▶ **STATED TASK**
Copy out the listing in full, exactly as written, but not its pictures.
# Start of SUPPLIED INFORMATION
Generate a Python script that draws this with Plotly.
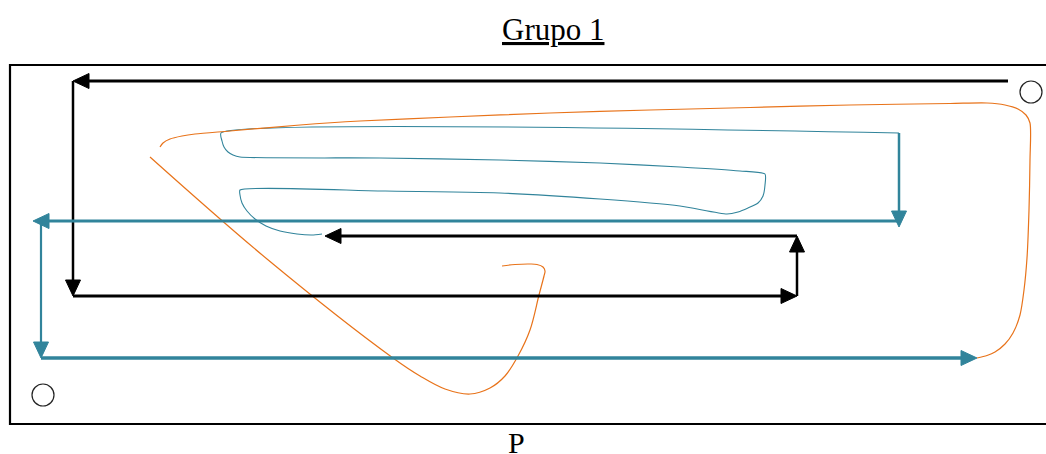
import plotly.graph_objects as go
import math

# ---------------- data (diagram coordinates, pixel space) ----------------
title_text = "Grupo 1"
axis_label = "P"

# black route: segment starts/ends (each segment ends in an arrowhead)
black_x0 = [1008, 73, 73, 797, 797]
black_y0 = [81, 81, 296, 296, 236]
black_x1 = [73, 73, 797, 797, 325]
black_y1 = [81, 296, 296, 236, 236]
black_w = [3, 2.5, 3, 2.5, 3]

# teal route: segment starts/ends (each segment ends in an arrowhead)
teal_x0 = [899, 899, 41, 41]
teal_y0 = [133, 221, 221, 358]
teal_x1 = [899, 33, 41, 977]
teal_y1 = [227, 221, 358, 358]
teal_w = [2.5, 3, 2.2, 3.5]

# thin teal sketch curve
thin_x = [899, 221, 222, 224, 228, 233, 240, 380, 500, 600, 680, 740, 765, 765, 763, 758, 748, 738, 727,
          680, 600, 500, 380, 240, 240, 242, 247, 255, 266, 280, 297, 312, 322]
thin_y = [133, 133, 141, 147, 152, 155, 157, 158, 160, 163, 167, 171, 174, 185, 196, 203, 208, 212, 214,
          206, 199, 193, 191, 190, 195, 203, 211, 219, 226, 231, 234, 235, 234]

# orange curve 1 (big loop, top and right side)
or1_x = [160, 163, 170, 182, 195, 230, 300, 360, 450, 550, 650, 750, 850, 950, 987, 1005, 1018, 1026, 1030,
         1030, 1029, 1027, 1024, 1020, 1013, 1005, 995, 987, 977]
or1_y = [147, 143, 139, 136, 134, 131, 125, 121, 117, 113, 110, 107.5, 105, 103.5, 103, 105, 109, 115, 123,
         160, 210, 258, 290, 315, 333, 344, 352, 355.5, 358]

# orange curve 2 (diagonal + hook)
or2_x = [150, 267, 393, 420, 445, 470, 490, 505, 518, 530, 539, 544, 545, 543, 537, 530, 515, 502]
or2_y = [157, 259, 358, 376, 389, 394, 388, 376, 356, 330, 295, 276, 271, 267, 264.5, 264, 264.5, 266]

# start/end markers
circle_x = [1031, 43]
circle_y = [92, 395]

# ---------------- styling ----------------
BLACK = "#000000"
TEAL = "#31849B"
ORANGE = "#E8731A"
ARROW_LEN = 16
ARROW_HALF = 7.5

fig = go.Figure()


def arrow_segment(x0, y0, x1, y1, color, width):
    dx, dy = x1 - x0, y1 - y0
    d = math.hypot(dx, dy)
    ux, uy = dx / d, dy / d
    bx, by = x1 - ux * ARROW_LEN, y1 - uy * ARROW_LEN
    fig.add_trace(go.Scatter(x=[x0, bx + ux * 2], y=[y0, by + uy * 2], mode="lines",
                             line=dict(color=color, width=width), hoverinfo="skip", showlegend=False))
    px, py = -uy, ux
    fig.add_trace(go.Scatter(
        x=[x1, bx + px * ARROW_HALF, bx - px * ARROW_HALF, x1],
        y=[y1, by + py * ARROW_HALF, by - py * ARROW_HALF, y1],
        mode="lines", fill="toself", fillcolor=color, line=dict(color=color, width=1),
        hoverinfo="skip", showlegend=False))


fig.add_trace(go.Scatter(x=thin_x, y=thin_y, mode="lines",
                         line=dict(color=TEAL, width=1.1, shape="spline", smoothing=0.6),
                         hoverinfo="skip", showlegend=False))
fig.add_trace(go.Scatter(x=or1_x, y=or1_y, mode="lines",
                         line=dict(color=ORANGE, width=1.2, shape="spline", smoothing=0.8),
                         hoverinfo="skip", showlegend=False))
fig.add_trace(go.Scatter(x=or2_x, y=or2_y, mode="lines",
                         line=dict(color=ORANGE, width=1.2, shape="spline", smoothing=1.0),
                         hoverinfo="skip", showlegend=False))

for i in range(len(black_x0)):
    arrow_segment(black_x0[i], black_y0[i], black_x1[i], black_y1[i], BLACK, black_w[i])

for i in range(len(teal_x0)):
    arrow_segment(teal_x0[i], teal_y0[i], teal_x1[i], teal_y1[i], TEAL, teal_w[i])

fig.add_trace(go.Scatter(x=circle_x, y=circle_y, mode="markers",
                         marker=dict(symbol="circle-open", size=22, color="#222222", line=dict(width=1.2)),
                         hoverinfo="skip", showlegend=False))

# frame
fig.add_shape(type="rect", x0=10, y0=65, x1=1060, y1=424, line=dict(color=BLACK, width=2.2))

fig.add_annotation(x=553, y=29, text="<u>" + title_text + "</u>", showarrow=False,
                   font=dict(family="Liberation Serif", size=31, color=BLACK), xanchor="center", yanchor="middle")
fig.add_annotation(x=516, y=442, text=axis_label, showarrow=False,
                   font=dict(family="Liberation Serif", size=30, color=BLACK), xanchor="center", yanchor="middle")

fig.update_layout(
    width=1046, height=454,
    margin=dict(l=0, r=0, t=0, b=0),
    paper_bgcolor="white", plot_bgcolor="white",
    xaxis=dict(range=[0, 1046], visible=False, fixedrange=True),
    yaxis=dict(range=[454, 0], visible=False, fixedrange=True),
    showlegend=False,
)

fig.write_html("out.html", config={"displayModeBar": False, "staticPlot": True},
               post_script="document.body.style.margin='0';document.body.style.overflow='hidden';")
# End of SUPPLIED INFORMATION
▶ **WORKED ANSWER**
Generate a Python script that draws this with Plotly.
import plotly.graph_objects as go
import math

# ---------------- data (diagram coordinates, pixel space) ----------------
title_text = "Grupo 1"
axis_label = "P"

# black route: segment starts/ends (each segment ends in an arrowhead)
black_x0 = [1008, 73, 73, 797, 797]
black_y0 = [81, 81, 296, 296, 236]
black_x1 = [73, 73, 797, 797, 325]
black_y1 = [81, 296, 296, 236, 236]
black_w = [3, 2.5, 3, 2.5, 3]

# teal route: segment starts/ends (each segment ends in an arrowhead)
teal_x0 = [899, 899, 41, 41]
teal_y0 = [133, 221, 221, 358]
teal_x1 = [899, 33, 41, 977]
teal_y1 = [227, 221, 358, 358]
teal_w = [2.5, 3, 2.2, 3.5]

# thin teal sketch curve
thin_x = [899, 221, 222, 224, 228, 233, 240, 380, 500, 600, 680, 740, 765, 765, 763, 758, 748, 738, 727,
          680, 600, 500, 380, 240, 240, 242, 247, 255, 266, 280, 297, 312, 322]
thin_y = [133, 133, 141, 147, 152, 155, 157, 158, 160, 163, 167, 171, 174, 185, 196, 203, 208, 212, 214,
          206, 199, 193, 191, 190, 195, 203, 211, 219, 226, 231, 234, 235, 234]

# orange curve 1 (big loop, top and right side)
or1_x = [160, 163, 170, 182, 195, 230, 300, 360, 450, 550, 650, 750, 850, 950, 987, 1005, 1018, 1026, 1030,
         1030, 1029, 1027, 1024, 1020, 1013, 1005, 995, 987, 977]
or1_y = [147, 143, 139, 136, 134, 131, 125, 121, 117, 113, 110, 107.5, 105, 103.5, 103, 105, 109, 115, 123,
         160, 210, 258, 290, 315, 333, 344, 352, 355.5, 358]

# orange curve 2 (diagonal + hook)
or2_x = [150, 267, 393, 420, 445, 470, 490, 505, 518, 530, 539, 544, 545, 543, 537, 530, 515, 502]
or2_y = [157, 259, 358, 376, 389, 394, 388, 376, 356, 330, 295, 276, 271, 267, 264.5, 264, 264.5, 266]

# start/end markers
circle_x = [1031, 43]
circle_y = [92, 395]

# ---------------- styling ----------------
BLACK = "#000000"
TEAL = "#31849B"
ORANGE = "#E8731A"
ARROW_LEN = 16
ARROW_HALF = 7.5

fig = go.Figure()


def arrow_segment(x0, y0, x1, y1, color, width):
    dx, dy = x1 - x0, y1 - y0
    d = math.hypot(dx, dy)
    ux, uy = dx / d, dy / d
    bx, by = x1 - ux * ARROW_LEN, y1 - uy * ARROW_LEN
    fig.add_trace(go.Scatter(x=[x0, bx + ux * 2], y=[y0, by + uy * 2], mode="lines",
                             line=dict(color=color, width=width), hoverinfo="skip", showlegend=False))
    px, py = -uy, ux
    fig.add_trace(go.Scatter(
        x=[x1, bx + px * ARROW_HALF, bx - px * ARROW_HALF, x1],
        y=[y1, by + py * ARROW_HALF, by - py * ARROW_HALF, y1],
        mode="lines", fill="toself", fillcolor=color, line=dict(color=color, width=1),
        hoverinfo="skip", showlegend=False))


fig.add_trace(go.Scatter(x=thin_x, y=thin_y, mode="lines",
                         line=dict(color=TEAL, width=1.1, shape="spline", smoothing=0.6),
                         hoverinfo="skip", showlegend=False))
fig.add_trace(go.Scatter(x=or1_x, y=or1_y, mode="lines",
                         line=dict(color=ORANGE, width=1.2, shape="spline", smoothing=0.8),
                         hoverinfo="skip", showlegend=False))
fig.add_trace(go.Scatter(x=or2_x, y=or2_y, mode="lines",
                         line=dict(color=ORANGE, width=1.2, shape="spline", smoothing=1.0),
                         hoverinfo="skip", showlegend=False))

for i in range(len(black_x0)):
    arrow_segment(black_x0[i], black_y0[i], black_x1[i], black_y1[i], BLACK, black_w[i])

for i in range(len(teal_x0)):
    arrow_segment(teal_x0[i], teal_y0[i], teal_x1[i], teal_y1[i], TEAL, teal_w[i])

fig.add_trace(go.Scatter(x=circle_x, y=circle_y, mode="markers",
                         marker=dict(symbol="circle-open", size=22, color="#222222", line=dict(width=1.2)),
                         hoverinfo="skip", showlegend=False))

# frame
fig.add_shape(type="rect", x0=10, y0=65, x1=1060, y1=424, line=dict(color=BLACK, width=2.2))

fig.add_annotation(x=553, y=29, text="<u>" + title_text + "</u>", showarrow=False,
                   font=dict(family="Liberation Serif", size=31, color=BLACK), xanchor="center", yanchor="middle")
fig.add_annotation(x=516, y=442, text=axis_label, showarrow=False,
                   font=dict(family="Liberation Serif", size=30, color=BLACK), xanchor="center", yanchor="middle")

fig.update_layout(
    width=1046, height=454,
    margin=dict(l=0, r=0, t=0, b=0),
    paper_bgcolor="white", plot_bgcolor="white",
    xaxis=dict(range=[0, 1046], visible=False, fixedrange=True),
    yaxis=dict(range=[454, 0], visible=False, fixedrange=True),
    showlegend=False,
)

fig.write_html("out.html", config={"displayModeBar": False, "staticPlot": True},
               post_script="document.body.style.margin='0';document.body.style.overflow='hidden';")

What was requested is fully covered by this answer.